I sure would appreciate any input to my questions.


----------



## KenV (Dec 17, 2010)

I polish before assembly (unless I really want to strip the plating off the fittings).


----------



## ctubbs (Dec 17, 2010)

Aww, Ken come on and polish the assembled pen.  It is just too cool to watch the clip roll around the pen body.
Charles


----------



## carsonbm (Dec 17, 2010)

It has been great getting dumb answers


----------



## srf1114 (Dec 17, 2010)

You shouldnt buff metal on your buffing system.  It will turn the buffing wheels black and will strip the thin coating of metal finish off the metal parts of the assembeled pens. 

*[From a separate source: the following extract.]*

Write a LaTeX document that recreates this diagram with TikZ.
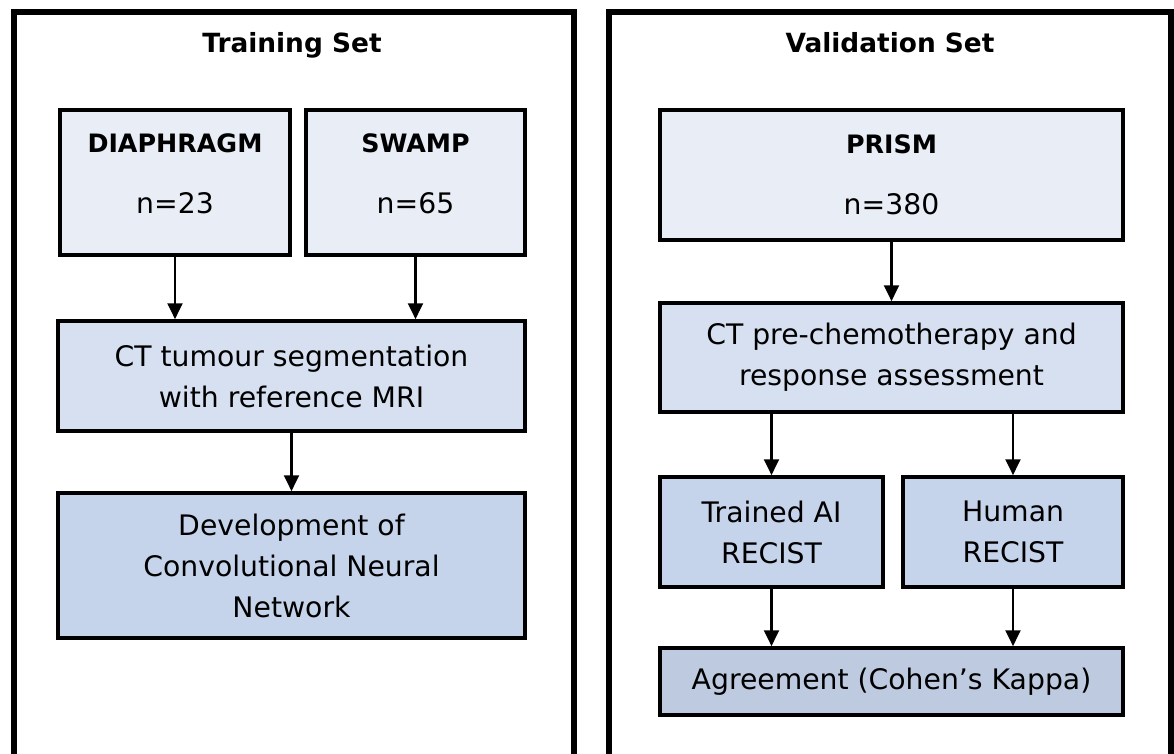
\documentclass[tikz,border=0pt]{standalone}
\usepackage{fontspec}
\setmainfont{DejaVu Sans}
\usetikzlibrary{arrows.meta}
\definecolor{cohortfill}{RGB}{233,237,246}
\definecolor{stepfill}{RGB}{215,224,240}
\definecolor{modelfill}{RGB}{197,211,235}
\definecolor{agreefill}{RGB}{189,202,223}
\newcommand{\boxhead}[1]{{\bfseries\fontsize{19}{30.75}\selectfont #1}}

\begin{document}
\begin{tikzpicture}[x=0.75pt,y=-0.75pt,
  box/.style={draw=black, line width=2.6pt, align=center, inner sep=0pt,
    font=\fontsize{21.2}{30.75}\selectfont},
  flow/.style={line width=2.2pt, -{Triangle[length=12pt,width=11pt]}},
  panel/.style={line width=3.9pt},
  heading/.style={anchor=base, font=\bfseries\fontsize{19.8}{23}\selectfont}]
\clip (0,0) rectangle (1174,753);
\draw[panel] (14,790)--(14,12)--(574,12)--(574,790);
\draw[panel] (609,790)--(609,12)--(1171,12)--(1171,790);
\node[heading] (trainset) at (292,52) {Training Set};
\node[heading] (validset) at (890,52) {Validation Set};

\node[box, fill=cohortfill, minimum width=172.5pt, minimum height=108.75pt, text depth=14pt] (diaphragm) at (175,182.5) {\boxhead{DIAPHRAGM}\\[15pt]n=23};
\node[box, fill=cohortfill, minimum width=164.25pt, minimum height=108.75pt, text depth=14pt] (swamp) at (415.5,182.5) {\boxhead{SWAMP}\\[15pt]n=65};
\node[box, fill=stepfill, minimum width=350.25pt, minimum height=82.5pt] (ctseg) at (291.5,376) {CT tumour segmentation\\with reference MRI};
\node[box, fill=modelfill, minimum width=350.25pt, minimum height=108.75pt] (cnn) at (291.5,565.5) {Development of\\Convolutional Neural\\Network};

\node[box, fill=cohortfill, minimum width=347.25pt, minimum height=97.5pt] (prism) at (891.5,175) {\boxhead{PRISM}\\[15pt]n=380};
\node[box, fill=stepfill, minimum width=347.25pt, minimum height=81.75pt] (ctresp) at (891.5,357.5) {CT pre-chemotherapy and\\response assessment};
\node[box, fill=modelfill, minimum width=167.25pt, minimum height=82.5pt] (airecist) at (771.5,532) {Trained AI\\RECIST};
\node[box, fill=modelfill, minimum width=165pt, minimum height=82.5pt] (humanrecist) at (1013,532) {Human\\RECIST};
\node[box, fill=agreefill, minimum width=347.25pt, minimum height=50.25pt] (kappa) at (891.5,681.5) {Agreement (Cohen’s Kappa)};

\draw[flow] (diaphragm.south) -- (diaphragm.south |- ctseg.north);
\draw[flow] (swamp.south) -- (swamp.south |- ctseg.north);
\draw[flow] (ctseg) -- (cnn);
\draw[flow] (prism) -- (ctresp);
\foreach \r in {airecist,humanrecist} {
  \draw[flow] (ctresp.south -| \r.north) -- (\r.north);
  \draw[flow] (\r.south) -- (\r.south |- kappa.north);
}
\end{tikzpicture}
\end{document}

Only buff the un-assembled wood or acrylic pen blank. There is some debate about being able to buff truestone blanks, but never buff the various metal blanks either.


----------



## randyrls (Dec 17, 2010)

Carson;  I do the polishing just after I finish sanding the blanks with the blank(s) still mounted on a mandrel.  The mandrel gives you something to hold onto.  I don't often use the tripoli (brown).  Usually just the white and then wax.


----------



## Padre (Dec 17, 2010)

Barry Gross also has a two wheel system that is nice.  

Buff the pens before you put on the hardware.  This avoids accidentally rubbing off any plating, getting the fabric from the buffing wheels stuck in various parts of the pen and also actually tearing off the clip.

HTH.


----------



## wb7whi (Dec 17, 2010)

Keeping the pen on the mandril and after standing to 400 or 600 I buff with tripoli to remove any sanding scratches that might be left. I then return to the lathe and go through the CA routine. 
When the pen is finished I buff again with the white diamond and carnuba.


----------



## KenV (Dec 17, 2010)

Hey Carson -- Vague questions can get simple answers -- and yes I have buffed the tip where I did want to remove the plating -- one of the rifle shell pens where there was a desire to have a brass tip instead of plated (was using the 7mm slime line tip with brass casing).  

Different materials used for pen making get different treatments at my shop -- If I am working the micromesh or abranet abrasives, I do not use the buffs.

I also use the electric drill driven sanding pad that I use on bowls on some pens.  

You do not need a buff setup to get exhibition finishes --


----------



## DozerMite (Dec 17, 2010)

srf1114 said:


> There is some debate about being able to buff truestone blanks, but never buff the various metal blanks either.


 


The Truestone and any of the metal blanks can be buffed and polished to a very fine, shiney finish.

Buff before you assemble and never use wax.


----------



## witz1976 (Dec 17, 2010)

DozerMite said:


> srf1114 said:
> 
> 
> > There is some debate about being able to buff truestone blanks, but never buff the various metal blanks either.
> ...



And have seperate dedicated wheels for the metal blanks.


----------



## DozerMite (Dec 17, 2010)

witz1976 said:


> And have seperate dedicated wheels for the metal blanks.


 

It's a good idea, but not absolutely necessary. Just be sure to rake the wheels before each use.
It's much more important to have a seperate wheel for each compound.


----------



## galoot_loves_tools (Dec 17, 2010)

I guess I don't see the need for buffing a blank. I go up through the grit sizes and micromesh then Huts plastic polish with the blank on the lathe. What's the advantage?


----------